On January 14, 2026, Blood Cancer United (formerly The Leukemia & Lymphoma Society) announced that the first patient has been treated in a new sub-study of its landmark Beat AML® Master Clinical Trial. In collaboration with AVEO Oncology (an LG Chem company), the trial is evaluating ficlatuzumab — a monoclonal antibody targeting hepatocyte growth factor (HGF) — in combination with the current standard of care (venetoclax + azacitidine) in adults aged 60 years and older with newly diagnosed, untreated acute myeloid leukemia (AML).
The sub-study is currently open at two leading U.S. centers:
- University of California San Francisco (UCSF)
- The University of Kansas Medical Center
Why This Matters – The Unmet Need in Older AML Patients
AML remains one of the most aggressive and deadly blood cancers, especially in patients over 60, who represent the majority of new cases. The introduction of venetoclax + azacitidine in 2020 dramatically improved outcomes compared with traditional intensive chemotherapy, raising median overall survival from ~8–10 months to ~14–15 months in fit older patients. Despite this major advance, most patients still relapse within 12–18 months, and long-term survival rates remain poor (often <20 % at 5 years).
Lore Gruenbaum, Ph.D., Chief Scientific Officer of Blood Cancer United, summarized the challenge:
“The shift to venetoclax + azacitidine five years ago was practice-changing, but most patients still relapse and long-term outcomes remain poor. That’s why we are actively investigating new triplet therapies like this one. These combinations have the potential to improve survival and quality of life.”
Ficlatuzumab blocks HGF, a growth factor frequently overexpressed in AML that promotes leukemia cell survival, proliferation, and resistance to therapy. Preclinical data suggest that adding HGF inhibition to ven/aza may deepen responses, delay relapse, and overcome resistance mechanisms.
The Beat AML Master Trial – A Precision-Medicine Powerhouse
Launched in 2016, Beat AML is the world’s first collaborative precision-medicine master trial in a blood cancer. Instead of running separate studies for each drug or mutation, Beat AML uses one overarching protocol with multiple parallel sub-studies.

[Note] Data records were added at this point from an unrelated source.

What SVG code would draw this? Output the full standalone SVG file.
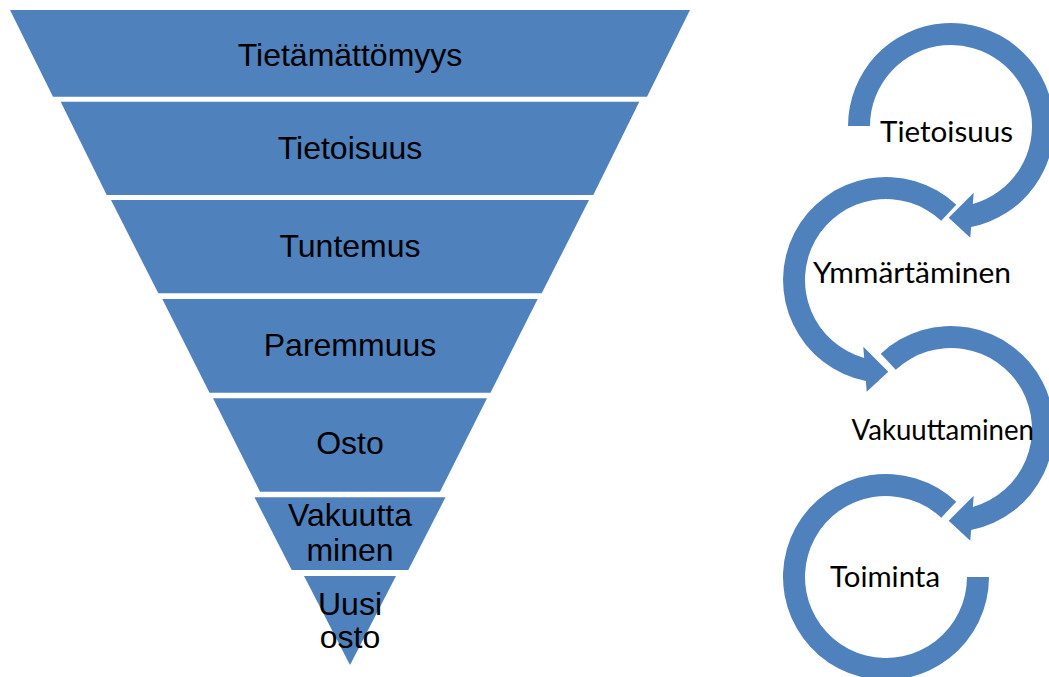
<svg xmlns="http://www.w3.org/2000/svg" width="1049" height="677" viewBox="0 0 1049 677">
  <style>
    .band { fill: #4F81BD; }
    .ring { fill: #4F81BD; }
    .ftxt { font-family: "Liberation Sans", Arial, sans-serif; font-size: 32px; fill: #000; text-anchor: middle; }
    .ctxt { font-family: Lato, "Open Sans", sans-serif; font-size: 28px; fill: #000; }
  </style>
  <rect width="1049" height="677" fill="#FFFFFF"/>

  <!-- inverted funnel, one band per stage -->
  <g id="funnel">
    <g id="stage-tietamattomyys">
      <polygon class="band" points="10,10 690,10 647,96.7 53,96.7"/>
      <text class="ftxt" x="350" y="66">Tietämättömyys</text>
    </g>
    <g id="stage-tietoisuus">
      <polygon class="band" points="60.7,101.7 639.3,101.7 593.3,195 106.7,195"/>
      <text class="ftxt" x="350" y="159">Tietoisuus</text>
    </g>
    <g id="stage-tuntemus">
      <polygon class="band" points="111,200 589,200 541.7,293.3 158.3,293.3"/>
      <text class="ftxt" x="350" y="257">Tuntemus</text>
    </g>
    <g id="stage-paremmuus">
      <polygon class="band" points="162.3,299 537.7,299 490.5,392.7 209.5,392.7"/>
      <text class="ftxt" x="350" y="356">Paremmuus</text>
    </g>
    <g id="stage-osto">
      <polygon class="band" points="213,398.3 487,398.3 440,491.7 260,491.7"/>
      <text class="ftxt" x="350" y="454">Osto</text>
    </g>
    <g id="stage-vakuuttaminen">
      <polygon class="band" points="254.5,497.3 445.5,497.3 408.3,570 291.7,570"/>
      <text class="ftxt" x="350" y="526">Vakuutta</text>
      <text class="ftxt" x="350" y="561">minen</text>
    </g>
    <g id="stage-uusi-osto">
      <polygon class="band" points="304,576 396,576 350,665"/>
      <text class="ftxt" x="350" y="615">Uusi</text>
      <text class="ftxt" x="350" y="648">osto</text>
    </g>
  </g>

  <!-- chain of circular arrows -->
  <g id="connectors">
    <path id="arc-tietoisuus" class="ring"
      d="M848,126 A103,103 0 1 1 971.1,227.05 L970.3,237.7 L948.7,217.7 L973.7,192.7 L972.84,204 A81,81 0 1 0 870,126 Z"/>
    <path id="arc-ymmartaminen" class="ring"
      d="M956.25,204.67 A103,103 0 1 0 865.9,381.05 L866.7,391.7 L888.3,371.7 L863.3,346.7 L864.16,358 A81,81 0 1 1 941.24,220.76 Z"/>
    <path id="arc-vakuuttaminen" class="ring"
      d="M880.75,353.67 A103,103 0 1 1 971.1,530.05 L970.3,540.7 L948.7,520.7 L973.7,495.7 L972.84,507 A81,81 0 1 0 895.76,369.76 Z"/>
    <path id="arc-toiminta" class="ring"
      d="M989,577 A103,103 0 1 1 956.25,501.67 L941.24,517.76 A81,81 0 1 0 967,577 Z"/>
  </g>

  <g id="step-tietoisuus">
    <text class="ctxt" x="880" y="142" textLength="133" lengthAdjust="spacingAndGlyphs">Tietoisuus</text>
  </g>
  <g id="step-ymmartaminen">
    <text class="ctxt" x="813" y="283" textLength="198" lengthAdjust="spacingAndGlyphs">Ymmärtäminen</text>
  </g>
  <g id="step-vakuuttaminen">
    <text class="ctxt" x="851.5" y="440" font-size="26" textLength="182.5" lengthAdjust="spacingAndGlyphs">Vakuuttaminen</text>
  </g>
  <g id="step-toiminta">
    <text class="ctxt" x="830" y="587" textLength="110" lengthAdjust="spacingAndGlyphs">Toiminta</text>
  </g>
</svg>
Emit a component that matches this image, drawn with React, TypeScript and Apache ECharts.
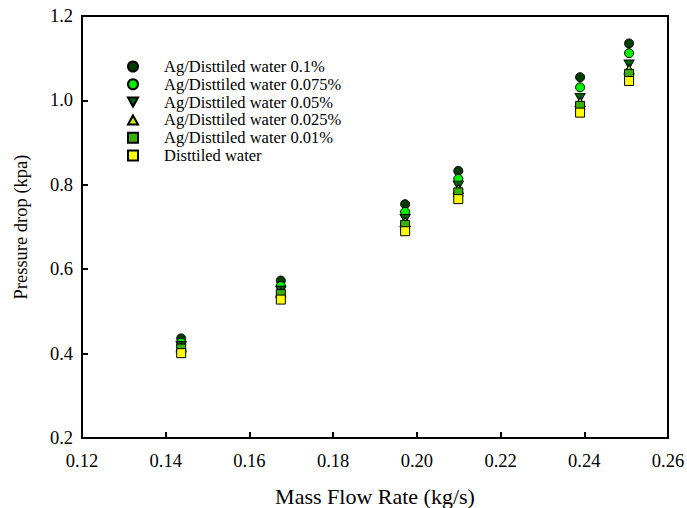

Patients receive rapid genomic testing (within 7 days of diagnosis) and are matched to the most promising targeted therapy based on their individual molecular profile.

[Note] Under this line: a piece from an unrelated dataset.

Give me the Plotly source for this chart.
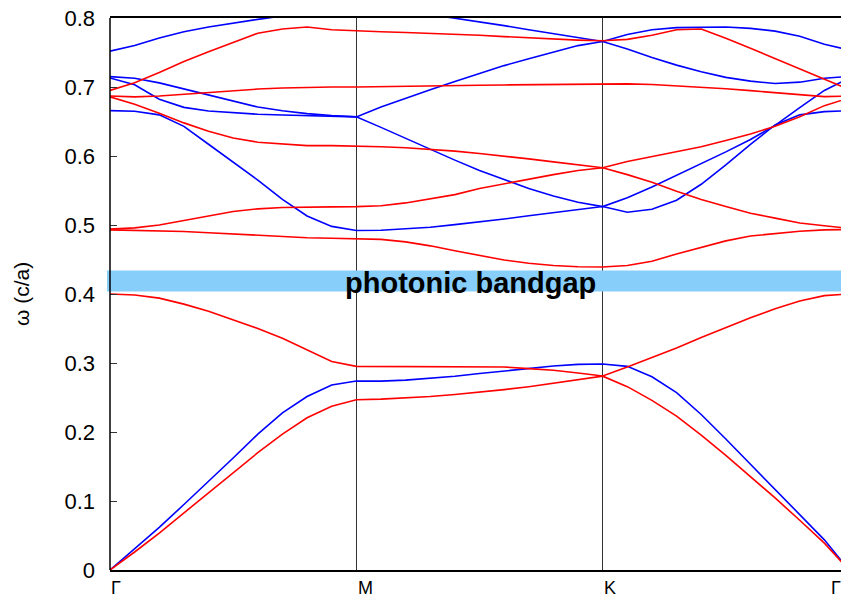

Key milestones to date (as of January 2026):
- >1,850 patients have received genomic testing within 7 days
- >650 patients enrolled in one of the precision-treatment sub-studies
- 14 active U.S. clinical sites (recently expanded to include University of Pittsburgh Medical Center and West Virginia University)

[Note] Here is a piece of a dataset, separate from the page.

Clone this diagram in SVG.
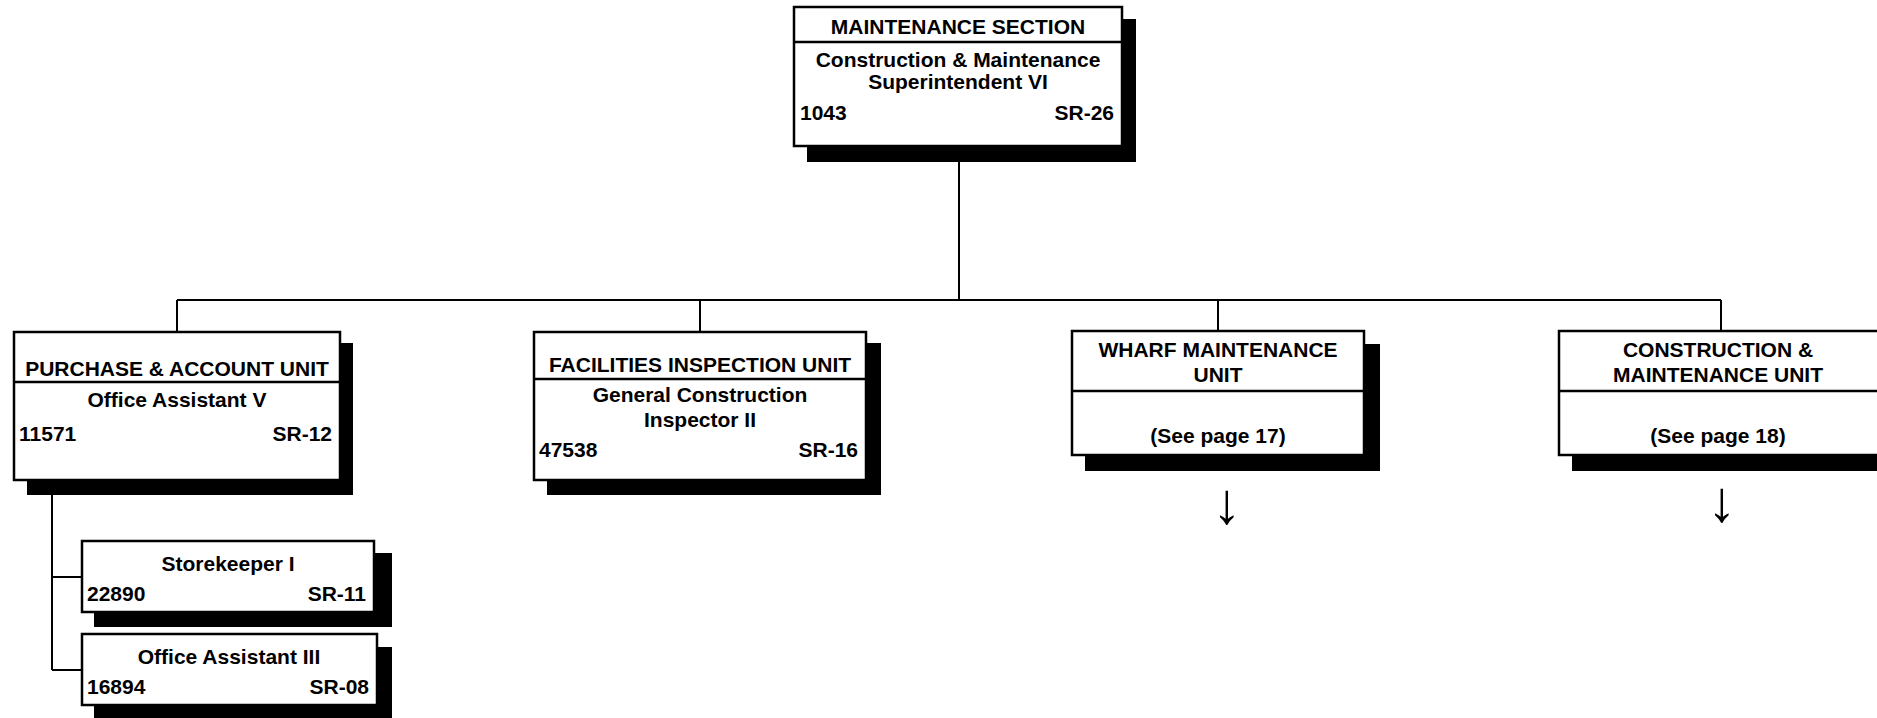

Recent sub-study highlights include:
- Revumenib-based triplet (menin inhibitor + ven/aza) in NPM1-mutated or KMT2A-rearranged AML ? very high complete remission rates and a median overall survival of 15.5 months in the KMT2A subgroup (historically ~2.5 months with ven/aza alone)
- Opti-AML (launched 2023, enrollment completed September 2025): testing whether shortening venetoclax duration from 28 to 14 days (combined with azacitidine) maintains efficacy while reducing toxicity, hospitalizations, infections, and transfusions in older patients
Results from Opti-AML are expected in 2026.
Chief Medical Officer Perspective
John Byrd, M.D., Beat AML Chief Medical Officer and Director of UPMC Hillman Cancer Center, commented:
“Beat AML continues to exceed expectations and has evolved into an extensive network of innovative therapeutic trials. Patients enrolled in a Beat AML treatment trial have achieved improved survival and better quality of life compared with standard-of-care chemotherapy. As we approach 10 years, the master trial continues to advance the frontier of precision medicine in AML.”
Bottom Line – Why This Announcement Is Significant
The ficlatuzumab + ven/aza sub-study represents another bold step in Beat AML’s mission to systematically replace “one-size-fits-all” chemotherapy with biology-driven, personalized regimens. If successful, this triplet could become a new standard backbone for older adults with newly diagnosed AML — a population that historically had very limited options and dismal long-term outcomes.
The trial also exemplifies the power of master-protocol designs: multiple promising drugs can be tested simultaneously, patients are rapidly matched to the best available option, and the entire ecosystem (academic centers, pharma partners, genomic labs, regulators) works together under one umbrella.
For patients and physicians, Beat AML remains one of the most important ongoing initiatives in hematologic oncology — and the new ficlatuzumab arm adds another layer of hope for older adults facing this aggressive disease.